Saturday, May 14, 2011
Rise and Fall
Yep, I am back after a brief sabbatical of trying to get not 1 but 3 books into publication shape!
I have also been doing a lot of writing coaching and as always I have sensed a pattern common to newer writers and I felt like everyone (even authors 5-100 books in have to remind themselves of this) could use a little reminder of making sure your writing has rise and fall.
What do I mean by that?
Simple. Your writing should breathe...
There are times when you will take quick, short breaths. Other times you will sigh gently.
Through out the book, section, chapter, paragraph and even sentence your writing should have a sense of movement.
You need to be not only going somewhere with it, but going with purpose.
Another analogy would be the make sure your writing is shaded. Not everything should be black and white. Especially your character's motivations. There should be a million shades of gray in there.
I know, I know... easier said than done.
But not really. You can truly breath life into a paragraph just by making sure that your sentences are not all the same length (and therefore the thought process behind them). Make sure that either external or internal dialogue rises from the character and not just from you. Make sure your prose is written through the eyes of the SPECIFIC character that you are in their POV.
Normally by applying these simple criteria, you can really get your writing MOVING :-)
The bedroom's walls were a dull white whereas the carpet was a light beige. There were not many knicknacks on the dresser however the closet was full to near bursting. All manner of clothing, shoes, and sports equipment threatened to tumble out at any moment.
There is nothing really wrong with the above paragraph, except of course it is told in passive voice. However, beyond that it is monotonous and lacks any rise and fall.
Dull, dull, dull. The walls, the carpet, even the bedspread looked like they had been washed in the same dirty creek.

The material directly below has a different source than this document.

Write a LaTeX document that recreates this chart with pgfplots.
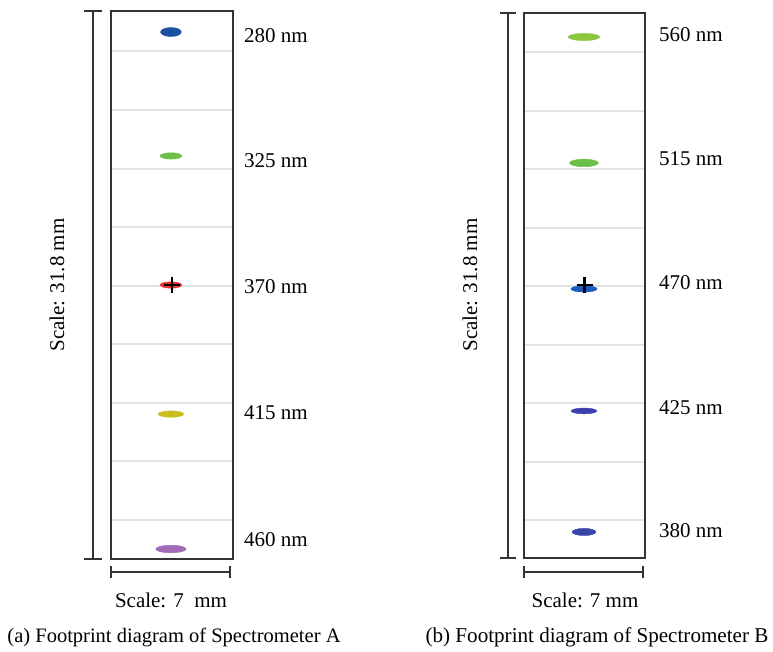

Even weirder the dresser was so spare it felt Spartan yet the closet was like a level-5 Hoarding situation. Who the hell lived like this?
Can you feel the difference? The difference in sentence structure. The difference in SPECIFIC language and an internal POV evident.
How about you test your rise and fall. Go pick a random page. Point out at least 5 places where you demonstrate movement and draw the reader in.